▶ [EXERCISE]:
Extract every line that contains the word "this".

▶ [DATA SHOWN]:
※ ※ ※

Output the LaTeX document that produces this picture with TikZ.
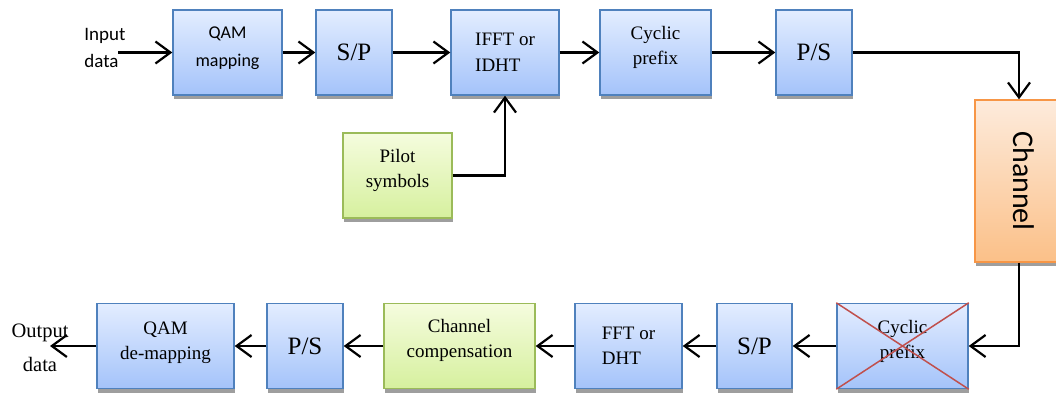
\documentclass[tikz,border=0pt]{standalone}
\usepackage{fontspec}
\setmainfont{Liberation Serif}
\newfontfamily\calibri{Carlito}
\usepackage{graphicx}
\usetikzlibrary{arrows.meta,shadows}
\definecolor{boxblue}{RGB}{79,129,189}
\definecolor{bluetop}{RGB}{227,237,255}
\definecolor{bluebot}{RGB}{164,195,250}
\definecolor{boxgreen}{RGB}{155,187,89}
\definecolor{greentop}{RGB}{245,252,222}
\definecolor{greenbot}{RGB}{214,240,158}
\definecolor{boxorange}{RGB}{247,150,70}
\definecolor{orangetop}{RGB}{253,235,220}
\definecolor{orangebot}{RGB}{251,192,136}
\definecolor{crossred}{RGB}{192,80,77}
\tikzset{
  shd/.style={drop shadow={shadow xshift=1pt,shadow yshift=-4pt,fill=black!38,opacity=1}},
  blk/.style={draw=boxblue,line width=1.4pt,top color=bluetop,bottom color=bluebot,shd,
              minimum width=#1,minimum height=85pt,inner sep=0pt,align=center},
  gblk/.style={draw=boxgreen,line width=1.4pt,top color=greentop,bottom color=greenbot,shd,
               minimum width=#1,minimum height=85pt,inner sep=0pt,align=center},
  oblk/.style={draw=boxorange,line width=1.4pt,top color=orangetop,bottom color=orangebot,shd,
               minimum width=#1,minimum height=162pt,inner sep=0pt},
  up/.style={text depth=#1},
  ar/.style={-{Straight Barb[length=15pt,width=22pt]},line width=2.2pt},
  sansf/.style={font=\calibri\fontsize{18}{28}\selectfont},
  serf/.style={font=\fontsize{19}{25.5}\selectfont},
  big/.style={font=\fontsize{25}{30}\selectfont},
}
\begin{document}
\begin{tikzpicture}[x=1pt,y=-1pt]
  \useasboundingbox (0,0) rectangle (1056,396);
  \clip (0,0) rectangle (1056,396);
  % transmitter
  \node[font=\calibri\fontsize{19}{27}\selectfont,align=left,inner sep=0pt] (in) at (105,48) {Input\\data};
  \coordinate (inend) at (118,52.5);
  \node[blk=109pt,sansf,up=12pt] (qm) at (227.5,52.5) {QAM\\mapping};
  \node[blk=76pt,big,up=0pt] (sp1) at (354,52.5) {S/P};
  \node[blk=108pt,serf,align=left] (ifft) at (505,52.5) {IFFT or\\IDHT};
  \node[blk=111pt,serf,up=14pt] (cp1) at (655.5,52.5) {Cyclic\\prefix};
  \node[blk=76pt,big,up=0pt] (ps1) at (814,52.5) {P/S};
  \node[gblk=109pt,serf,up=14pt] (pil) at (397.5,175.5) {Pilot\\symbols};
  % channel
  \node[oblk=88pt,font=\calibri\fontsize{30}{32}\selectfont] (ch) at (1019,181)
    {\hspace*{10pt}\rotatebox{-90}{Channel}};
  % receiver
  \node[blk=131pt,serf,up=13pt] (cp2) at (902.5,346) {Cyclic\\prefix};
  \draw[crossred,line width=1.5pt] (cp2.north west) -- (cp2.south east)
    (cp2.south west) -- (cp2.north east);
  \node[blk=75pt,big,up=0pt] (sp2) at (754.5,346) {S/P};
  \node[blk=107pt,serf,align=left] (fft) at (628.5,346) {FFT or\\DHT};
  \node[gblk=151pt,serf,up=15pt] (cc) at (459.5,346) {Channel\\compensation};
  \node[blk=76pt,big,up=0pt] (ps2) at (305,346) {P/S};
  \node[blk=137pt,serf,up=11pt] (qd) at (165.5,346) {QAM\\de-mapping};
  \node[font=\fontsize{20.5}{34}\selectfont,align=center,inner sep=0pt] (out) at (40,348) {Output\\data};
  \coordinate (outend) at (50,346);
  % connectors
  \draw[ar] (inend) -- (qm);
  \draw[ar] (qm) -- (sp1);
  \draw[ar] (sp1) -- (ifft);
  \draw[ar] (ifft) -- (cp1);
  \draw[ar] (cp1) -- (ps1);
  \draw[ar] (pil.east) -| (ifft.south);
  \draw[ar] (ps1.east) -| (ch.north);
  \draw[ar] (ch.south) |- (cp2.east);
  \draw[ar] (cp2) -- (sp2);
  \draw[ar] (sp2) -- (fft);
  \draw[ar] (fft) -- (cc);
  \draw[ar] (cc) -- (ps2);
  \draw[ar] (ps2) -- (qd);
  \draw[ar] (qd.west) -- (outend);
\end{tikzpicture}
\end{document}
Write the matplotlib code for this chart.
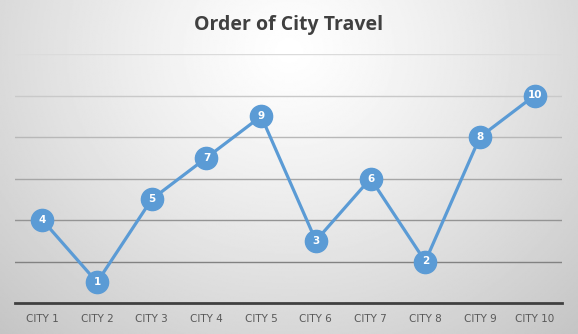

※ ※ ※

▶ [THE RESPONSE]:
Output the LaTeX document that produces this picture with TikZ.
Write the matplotlib code for this chart.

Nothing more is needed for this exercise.